Friday, October 14, 2005


Tom Pry

The elusive Anita Hart Fuller has reappeared. The problem was a couple of misspelled e-mail addresses and, fortunately, Don Thompson sorted it out and, Ouila!, connection reestablished.

(Incidentally, gmail invitations are still available free for you just by e-mailing me at .. never worry about changing e-mail addresses again!).

Anita Hart Fuller

I really enjoyed reading about the Judsonia tornado, so tell Anne Shannon thanks for the website. Bob printed it out for me to take to mother, which I did Thursday. Mom was the director of food service at Harding College at the time, and that night went out and opened the cafeteria and they made coffee and sandwiches for those working there at the college. She thinks they kept it open for about 2 weeks . I was spending the night with Judy Rice Yates and we went down to the parking lot across from Hawkins Hospital and watched the victims being brought in.

On a lighter note, whenever Bob and I see a certain type of black and white movie on Turner Classic Movies, we always say "Plaza"... by certain type I mean pretty bad plot-wise or cast-wise. This morning he recalled that the Plaza didn't have a popcorn machine, but sold popcorn that had been popped at the Rialto and brought down there. I can't verify this. Also, does anyone remember about when the popcorn went from being sold in a small bag to a box? And how much did both cost? We may have rehashed this before on SearcyYesteryear....if so, forgive my memory.
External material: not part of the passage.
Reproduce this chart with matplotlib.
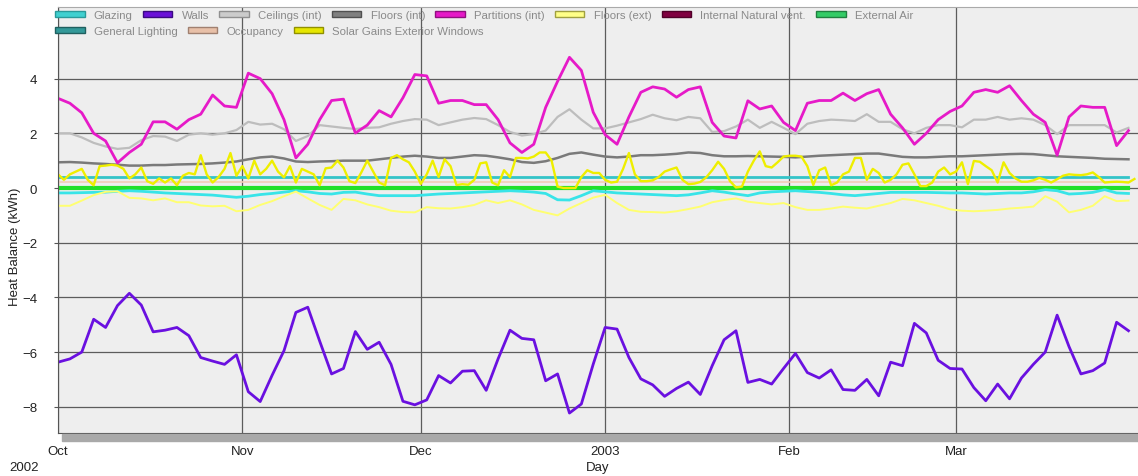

Good job, keep it up. I really like the new - very up-to-date format you're using.....I haven't found any website any more professional.

Tom Pry (again)

Thanks for the very kind words. I like being able to fold photos into the pieces. You’re one of the few to comment on it, one way or the other.

That’s the first time I’ve heard the popcorn thing. Carolyn Reed Hill was considered the Rialto’s popcorn virtuoso, so she ought know.

And for whatever you know that we don’t (Liz Capps, tell us about the mini-reunion recently at the Midnight Oil), scribble it up and send it in.

Or your ears will fall off, leaving your bifocals to slide off the nose.